Collected material:

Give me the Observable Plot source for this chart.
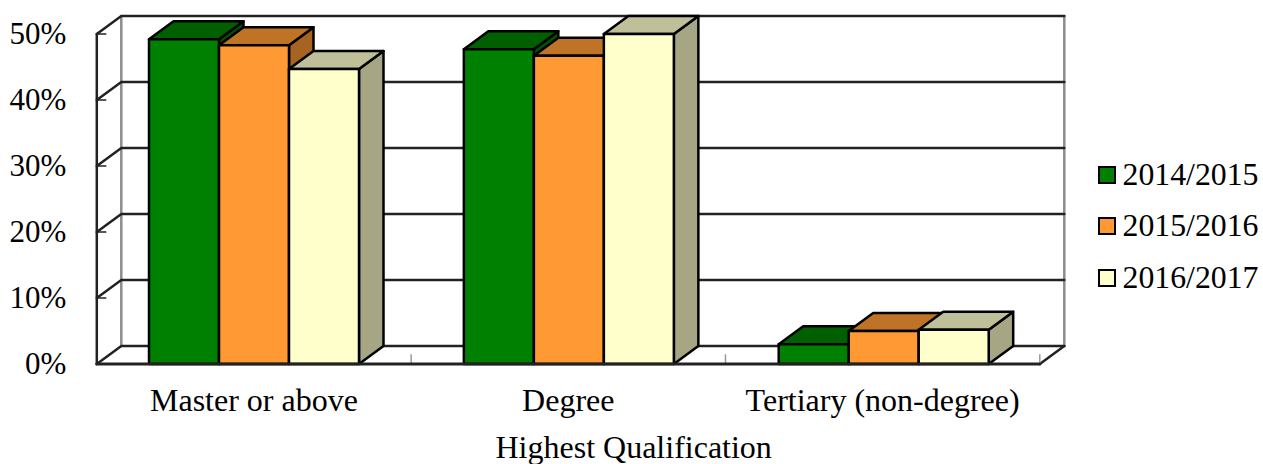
<!DOCTYPE html>
<html><head><meta charset="utf-8">
<script src="https://cdn.jsdelivr.net/npm/d3@7"></script>
<script src="https://cdn.jsdelivr.net/npm/@observablehq/plot@0.6"></script>
<style>
html,body{margin:0;padding:0;background:#fff}
#wrap{position:relative;width:1263px;height:464px;overflow:hidden;font-family:"Liberation Serif",serif;color:#000}
#legend{position:absolute;left:1098px;top:149px}
.row{display:flex;align-items:center;height:51.5px;font-size:31.8px}
.sw{width:14px;height:14px;border:2.5px solid #000;margin-right:6.5px;flex:none}
</style></head><body>
<div id="wrap"><div id="chart"></div><div id="legend"></div></div>
<script>
const categories = ["Master or above", "Degree", "Tertiary (non-degree)"];
const seriesNames = ["2014/2015", "2015/2016", "2016/2017"];
const values2014 = [49.2, 47.7, 3.0];
const values2015 = [48.3, 46.7, 5.0];
const values2016 = [44.7, 50.0, 5.2];
const frontColors = ["#008000", "#ff9933", "#ffffcc"];
const topColors = ["#006000", "#bf7326", "#bfbf99"];
const sideColors = ["#005300", "#a66321", "#a6a685"];
const yTicks = [0, 10, 20, 30, 40, 50];
const xTicks = [1, 2, 3];

const allValues = [values2014, values2015, values2016];
const depthX = 24.5 / 314.33, depthY = 18 / 6.6;
const barW = 70 / 314.33, pad = 52.2 / 314.33, groupStep = 314.85 / 314.33;

// Faces in painter's order: series left to right
const faces = [];
function face(id, fill, pts) {
  [...pts, pts[0]].forEach(([x, y]) => faces.push({id, fill, x, y}));
}
categories.forEach((c, i) => {
  allValues.forEach((vals, s) => {
    const x0 = i * groupStep + pad + s * barW, x1 = x0 + barW, v = vals[i];
    const id = i + "-" + s;
    face(id + "-side", sideColors[s], [[x1, 0], [x1 + depthX, depthY], [x1 + depthX, v + depthY], [x1, v]]);
    face(id + "-top", topColors[s], [[x0, v], [x0 + depthX, v + depthY], [x1 + depthX, v + depthY], [x1, v]]);
    face(id + "-front", frontColors[s], [[x0, 0], [x0, v], [x1, v], [x1, 0]]);
  });
});

const greyEdges = [];
[depthX, 3 + depthX].forEach((x, k) => {
  greyEdges.push({id: k, x, y: depthY}, {id: k, x, y: 50 + depthY});
});
const wallLines = [];
yTicks.forEach(v => {
  wallLines.push({id: v, x: 0, y: v}, {id: v, x: depthX, y: v + depthY}, {id: v, x: 3 + depthX, y: v + depthY});
});
const floorEdge = [{x: 3, y: 0}, {x: 3 + depthX, y: depthY}];
const frontAxis = [{x: 0, y: 0}, {x: 0, y: 50}];
const baseline = [{x: 0, y: 0}, {x: 3, y: 0}];

const chart = Plot.plot({
  width: 1263, height: 464,
  marginLeft: 96.3, marginRight: 223.7, marginTop: 33.5, marginBottom: 100.5,
  x: {domain: [0, 3], axis: null},
  y: {domain: [0, 50], axis: null},
  style: {background: "#fff", fontFamily: "'Liberation Serif', serif"},
  marks: [
    Plot.line(greyEdges, {x: "x", y: "y", z: "id", stroke: "#8c8c8c", strokeWidth: 2.5}),
    Plot.line(wallLines, {x: "x", y: "y", z: "id", stroke: "#222", strokeWidth: 2.5}),
    Plot.line(floorEdge, {x: "x", y: "y", stroke: "#222", strokeWidth: 2.5}),
    Plot.ruleX(xTicks, {y1: 0, y2: 1.4, stroke: "#999", strokeWidth: 1.5}),
    Plot.ruleY(yTicks, {x1: 0, x2: 0.032, stroke: "#222", strokeWidth: 1.5}),
    Plot.line(frontAxis, {x: "x", y: "y", stroke: "#222", strokeWidth: 2.5}),
    Plot.line(faces, {x: "x", y: "y", z: "id", fill: "fill", stroke: "#000", strokeWidth: 2.5}),
    Plot.line(baseline, {x: "x", y: "y", stroke: "#222", strokeWidth: 3}),
    Plot.axisY({ticks: yTicks, tickFormat: d => d + "%", tickSize: 0, tickPadding: 30.5, fontSize: 31, label: null, fill: "#000"}),
    Plot.text(categories, {x: (d, i) => i + 0.5, y: () => 0, dy: 37, text: d => d, fontSize: 32, fill: "#000"}),
    Plot.text(["Highest Qualification"], {x: () => 1.708, y: () => 0, dy: 83.5, text: d => d, fontSize: 32, fill: "#000"})
  ]
});
document.getElementById("chart").appendChild(chart);

const legend = document.getElementById("legend");
seriesNames.forEach((n, i) => {
  const r = document.createElement("div"); r.className = "row";
  const s = document.createElement("span"); s.className = "sw"; s.style.background = frontColors[i];
  const t = document.createElement("span"); t.textContent = n;
  r.append(s, t); legend.append(r);
});
</script></body></html>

Exercise requirements: Give back every line exactly as it stands, pictures excluded.

Response to the exercise:
Give me the Observable Plot source for this chart.
<!DOCTYPE html>
<html><head><meta charset="utf-8">
<script src="https://cdn.jsdelivr.net/npm/d3@7"></script>
<script src="https://cdn.jsdelivr.net/npm/@observablehq/plot@0.6"></script>
<style>
html,body{margin:0;padding:0;background:#fff}
#wrap{position:relative;width:1263px;height:464px;overflow:hidden;font-family:"Liberation Serif",serif;color:#000}
#legend{position:absolute;left:1098px;top:149px}
.row{display:flex;align-items:center;height:51.5px;font-size:31.8px}
.sw{width:14px;height:14px;border:2.5px solid #000;margin-right:6.5px;flex:none}
</style></head><body>
<div id="wrap"><div id="chart"></div><div id="legend"></div></div>
<script>
const categories = ["Master or above", "Degree", "Tertiary (non-degree)"];
const seriesNames = ["2014/2015", "2015/2016", "2016/2017"];
const values2014 = [49.2, 47.7, 3.0];
const values2015 = [48.3, 46.7, 5.0];
const values2016 = [44.7, 50.0, 5.2];
const frontColors = ["#008000", "#ff9933", "#ffffcc"];
const topColors = ["#006000", "#bf7326", "#bfbf99"];
const sideColors = ["#005300", "#a66321", "#a6a685"];
const yTicks = [0, 10, 20, 30, 40, 50];
const xTicks = [1, 2, 3];

const allValues = [values2014, values2015, values2016];
const depthX = 24.5 / 314.33, depthY = 18 / 6.6;
const barW = 70 / 314.33, pad = 52.2 / 314.33, groupStep = 314.85 / 314.33;

// Faces in painter's order: series left to right
const faces = [];
function face(id, fill, pts) {
  [...pts, pts[0]].forEach(([x, y]) => faces.push({id, fill, x, y}));
}
categories.forEach((c, i) => {
  allValues.forEach((vals, s) => {
    const x0 = i * groupStep + pad + s * barW, x1 = x0 + barW, v = vals[i];
    const id = i + "-" + s;
    face(id + "-side", sideColors[s], [[x1, 0], [x1 + depthX, depthY], [x1 + depthX, v + depthY], [x1, v]]);
    face(id + "-top", topColors[s], [[x0, v], [x0 + depthX, v + depthY], [x1 + depthX, v + depthY], [x1, v]]);
    face(id + "-front", frontColors[s], [[x0, 0], [x0, v], [x1, v], [x1, 0]]);
  });
});

const greyEdges = [];
[depthX, 3 + depthX].forEach((x, k) => {
  greyEdges.push({id: k, x, y: depthY}, {id: k, x, y: 50 + depthY});
});
const wallLines = [];
yTicks.forEach(v => {
  wallLines.push({id: v, x: 0, y: v}, {id: v, x: depthX, y: v + depthY}, {id: v, x: 3 + depthX, y: v + depthY});
});
const floorEdge = [{x: 3, y: 0}, {x: 3 + depthX, y: depthY}];
const frontAxis = [{x: 0, y: 0}, {x: 0, y: 50}];
const baseline = [{x: 0, y: 0}, {x: 3, y: 0}];

const chart = Plot.plot({
  width: 1263, height: 464,
  marginLeft: 96.3, marginRight: 223.7, marginTop: 33.5, marginBottom: 100.5,
  x: {domain: [0, 3], axis: null},
  y: {domain: [0, 50], axis: null},
  style: {background: "#fff", fontFamily: "'Liberation Serif', serif"},
  marks: [
    Plot.line(greyEdges, {x: "x", y: "y", z: "id", stroke: "#8c8c8c", strokeWidth: 2.5}),
    Plot.line(wallLines, {x: "x", y: "y", z: "id", stroke: "#222", strokeWidth: 2.5}),
    Plot.line(floorEdge, {x: "x", y: "y", stroke: "#222", strokeWidth: 2.5}),
    Plot.ruleX(xTicks, {y1: 0, y2: 1.4, stroke: "#999", strokeWidth: 1.5}),
    Plot.ruleY(yTicks, {x1: 0, x2: 0.032, stroke: "#222", strokeWidth: 1.5}),
    Plot.line(frontAxis, {x: "x", y: "y", stroke: "#222", strokeWidth: 2.5}),
    Plot.line(faces, {x: "x", y: "y", z: "id", fill: "fill", stroke: "#000", strokeWidth: 2.5}),
    Plot.line(baseline, {x: "x", y: "y", stroke: "#222", strokeWidth: 3}),
    Plot.axisY({ticks: yTicks, tickFormat: d => d + "%", tickSize: 0, tickPadding: 30.5, fontSize: 31, label: null, fill: "#000"}),
    Plot.text(categories, {x: (d, i) => i + 0.5, y: () => 0, dy: 37, text: d => d, fontSize: 32, fill: "#000"}),
    Plot.text(["Highest Qualification"], {x: () => 1.708, y: () => 0, dy: 83.5, text: d => d, fontSize: 32, fill: "#000"})
  ]
});
document.getElementById("chart").appendChild(chart);

const legend = document.getElementById("legend");
seriesNames.forEach((n, i) => {
  const r = document.createElement("div"); r.className = "row";
  const s = document.createElement("span"); s.className = "sw"; s.style.background = frontColors[i];
  const t = document.createElement("span"); t.textContent = n;
  r.append(s, t); legend.append(r);
});
</script></body></html>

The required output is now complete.